The Supreme Court agreed yesterday to allow Norfolk to return to a public school system with neighborhood elementary schools this fall, permitting the Virginia city to become the first in the nation to win court approval to abandon a busing program that successfully integrated schools.

With three justices dissenting, the court declined to block Norfolk's plans to end most elementary school busing next school year.
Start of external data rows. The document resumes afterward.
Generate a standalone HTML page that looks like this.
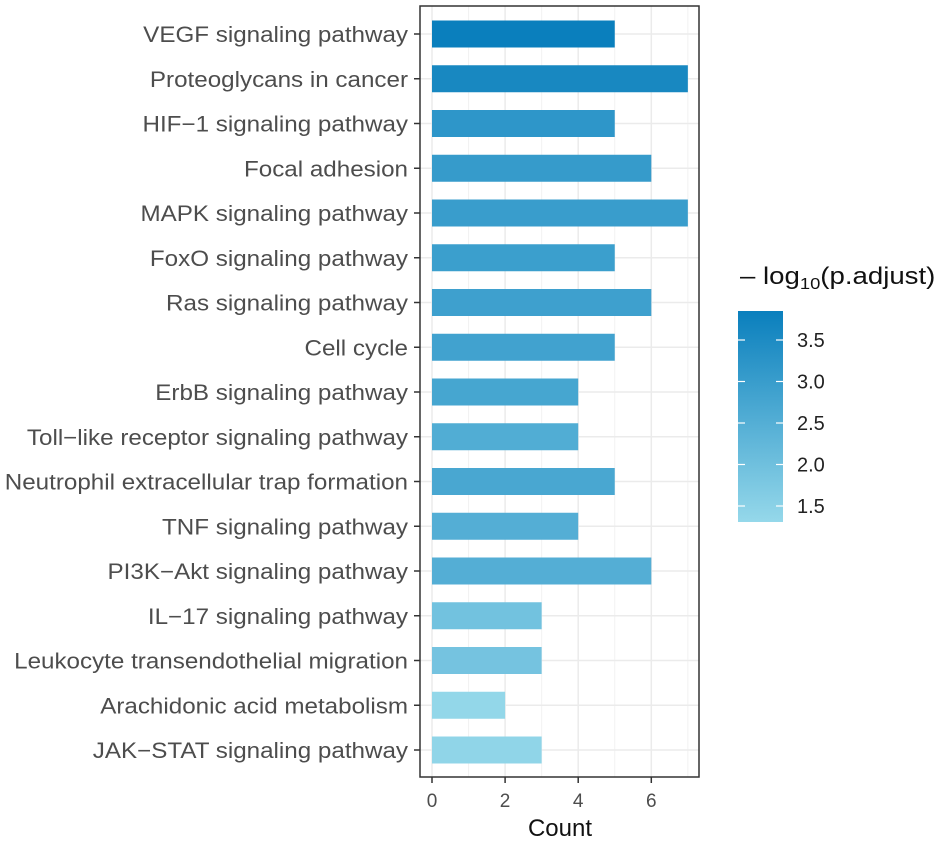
<!DOCTYPE html>
<html><head><meta charset="utf-8"><style>
body{margin:0;background:#fff;font-family:"Liberation Sans",Arial,sans-serif}
</style></head><body>
<svg id="c" width="934" height="842" xmlns="http://www.w3.org/2000/svg">
<defs><linearGradient id="g" x1="0" y1="1" x2="0" y2="0">
<stop offset="0" stop-color="#95d8ea"/><stop offset="1" stop-color="#0a7fbd"/></linearGradient></defs>
<rect x="420" y="6" width="279" height="771" fill="#fff"/>
<g id="grid"></g><g id="bars"></g><g id="ylab"></g><g id="xax"></g>
<rect x="420" y="6" width="279" height="771" fill="none" stroke="#333" stroke-width="1.5"/>
<text x="560" y="836" font-size="24" text-anchor="middle" fill="#111">Count</text>
<g>
<text transform="translate(740,284) scale(1.15,1)" font-size="24" fill="#111">– log<tspan font-size="16" dy="5">10</tspan><tspan dy="-5">(p.adjust)</tspan></text>
<rect x="738" y="311" width="45" height="211" fill="url(#g)"/>
<g id="leg"></g></g>
</svg>
<script>
const categories=["VEGF signaling pathway","Proteoglycans in cancer","HIF−1 signaling pathway","Focal adhesion","MAPK signaling pathway","FoxO signaling pathway","Ras signaling pathway","Cell cycle","ErbB signaling pathway","Toll−like receptor signaling pathway","Neutrophil extracellular trap formation","TNF signaling pathway","PI3K−Akt signaling pathway","IL−17 signaling pathway","Leukocyte transendothelial migration","Arachidonic acid metabolism","JAK−STAT signaling pathway"];
const counts=[5,7,5,6,7,5,6,5,4,4,5,4,6,3,3,2,3];
const logp=[3.85,3.6,3.2,3.05,3.0,2.95,2.9,2.85,2.75,2.55,2.7,2.5,2.5,1.95,1.9,1.35,1.4];
const xTicks=[0,2,4,6];
const legTicks=[1.5,2.0,2.5,3.0,3.5];
const NS="http://www.w3.org/2000/svg";
const x=v=>432+v*36.55;
const y=i=>34+i*44.75;
const ly=v=>506-(v-1.5)*83;
const cmin=1.31,cmax=3.85;
function col(v){let t=Math.max(0,Math.min(1,(v-cmin)/(cmax-cmin)));
const a=[0x95,0xd8,0xea],b=[0x0a,0x7f,0xbd];
return "rgb("+a.map((c,k)=>Math.round(c+(b[k]-c)*t)).join(",")+")";}
function mk(t,at,p){const e=document.createElementNS(NS,t);for(const k in at)e.setAttribute(k,at[k]);p.appendChild(e);return e;}
const grid=document.getElementById('grid'),bars=document.getElementById('bars'),yl=document.getElementById('ylab'),xa=document.getElementById('xax'),leg=document.getElementById('leg');
for(let v=1;v<=7;v+=2){const l=mk('line',{x1:x(v),x2:x(v),y1:6,y2:777,stroke:'#f2f2f2','stroke-width':1},grid);

}
xTicks.forEach(v=>{const l=mk('line',{x1:x(v),x2:x(v),y1:6,y2:777,stroke:'#ebebeb','stroke-width':1.5},grid);


const tk=mk('line',{x1:x(v),x2:x(v),y1:777,y2:783,stroke:'#333','stroke-width':1.5},xa);


const t=mk('text',{x:x(v),y:807,'font-size':19,'text-anchor':'middle',fill:'#4d4d4d'},xa);t.textContent=v;

});
categories.forEach((c,i)=>{const g=mk('line',{x1:420,x2:699,y1:y(i),y2:y(i),stroke:'#ebebeb','stroke-width':1.5},grid);


const r=mk('rect',{x:x(0),y:y(i)-13.5,width:x(counts[i])-x(0),height:27,fill:col(logp[i])},bars);


const tk=mk('line',{x1:414,x2:420,y1:y(i),y2:y(i),stroke:'#333','stroke-width':1.5},yl);


const t=mk('text',{transform:'translate(408,'+(y(i)+8)+') scale(1.1,1)','font-size':22,'text-anchor':'end',fill:'#4d4d4d'},yl);t.textContent=c;

});
legTicks.forEach(v=>{[[738,745],[776,783]].forEach(p=>{const l=mk('line',{x1:p[0],x2:p[1],y1:ly(v),y2:ly(v),stroke:'#fff','stroke-width':1.2},leg);

});
const t=mk('text',{x:797,y:ly(v)+7,'font-size':20,fill:'#222'},leg);t.textContent=v.toFixed(1);

});
</script>
</body></html>
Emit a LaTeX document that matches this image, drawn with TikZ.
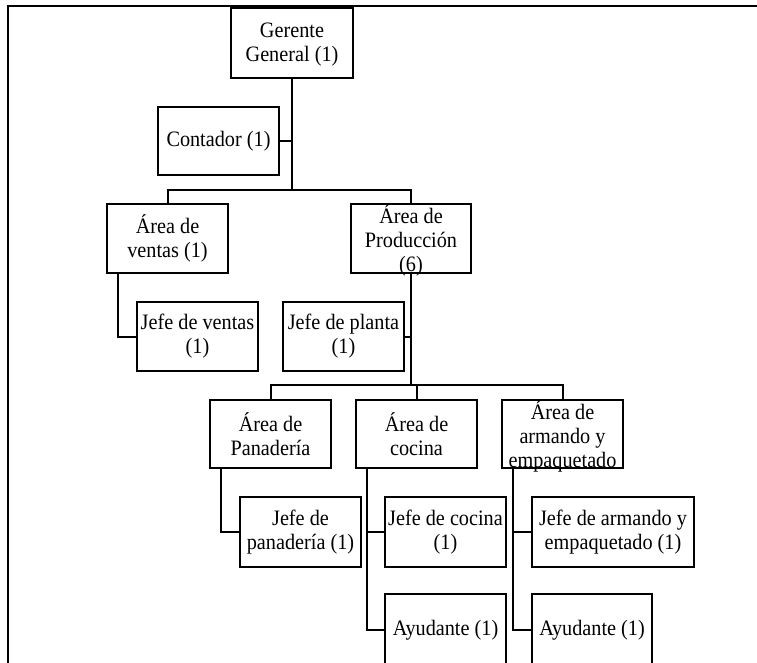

The high court thus rejected a petition from 22 black parents who claimed the proposal would resegregate most schools in the city.

The court dealt only with the issue of when the city could abandon its busing plan, but its action yesterday may signal that opponents of the Norfolk plan will have difficulty gaining the votes of enough justices to win a full hearing over the issue.

The court's action yesterday was regarded as victory for the Reagan administration.

Justice Department lawyers had joined with Norfolk officials in arguing that the city had done enough in 15 years of busing to eliminate the traces of its once-segregated public school system. William Bradford Reynolds, chief of the civil rights division, said last year that the Norfolk plan could apply to "many, many other school districts around the country."

"The effect of today's ruling is to allow them to go ahead," said a disappointed James Nabrit, of the NAACP Legal Defense and Education Fund in New York. The fund and others argued that the Norfolk plan would open the way for other school systems to abandon busing as a mean of racially integrating schools.

Hundreds of school systems, including those in Prince George's County and most major cities, are under court orders to integrate their schools, and many do so through busing.

"We're very pleased to get this," said Jack Greer, attorney for the School Board. The Neighborhood Elementary Schools Plan was adopted by the Norfolk School Board on April 14. It had been upheld by a District Court judge and a panel of the 4th Circuit Court of Appeals.

Lawyers for the city and the NAACP agreed that Norfolk's busing plan had successfully ended "racially identifiable" schools in the city, but the School Board, citing massive white flight from the public schools, said that the plan was now harming the city and could lead to a largely black system. About 58 percent of the system's 36,000 students are black.

The plan that will become effective this fall calls for about 20,000 students from kindergarten through fifth grade to attend the elementary school nearest their homes. Because of Norfolk's housing patterns, that will result in 10 of the 36 schools becoming at least 96 percent black. At present, no elementary school has more than 78 percent of one racial group.

In seeking to block that, lawyers for the black parents said "the proposed resegregation would place several thousand black children, who have always attended integrated schools, in segregated schools for the first time in their lives."

In yesterday's vote, Justices Thurgood Marshall and Harry A. Blackmun voted in favor of an injunction, while Justice John Paul Stevens sought to postpone a decision on the injunction and speed up consideration of the formal appeal for a writ of certiorari, granting the full hearing in the case.

Eleven years ago, Norfolk convinced a federal judge that its schools -- after decades of operating separate schools for blacks and whites -- were fully integrated. It voluntarily continued the busing plan.

In 1983, the white-majority Norfolk School Board decided to end the busing, saying it wanted to halt white flight and spark economic development in the city, which has been losing thousands of families to its neighboring suburbs. The board, however, postponed a vote on implementing a neighborhood plan until this spring.

In the school year just ended, elementary school children rode buses back and forth across the port city, attending 41 "paired" schools, which served either grades K-3 or 4-6.

Under the new plan, which includes a pledge by the School Board to continue busing to middle and senior high schools, sixth graders will move up to middle schools.

"The good thing about today's news is that it will enable an orderly transition," said George Raiss, administrative assistant to Norfolk School Superintendent Gene R. Carter.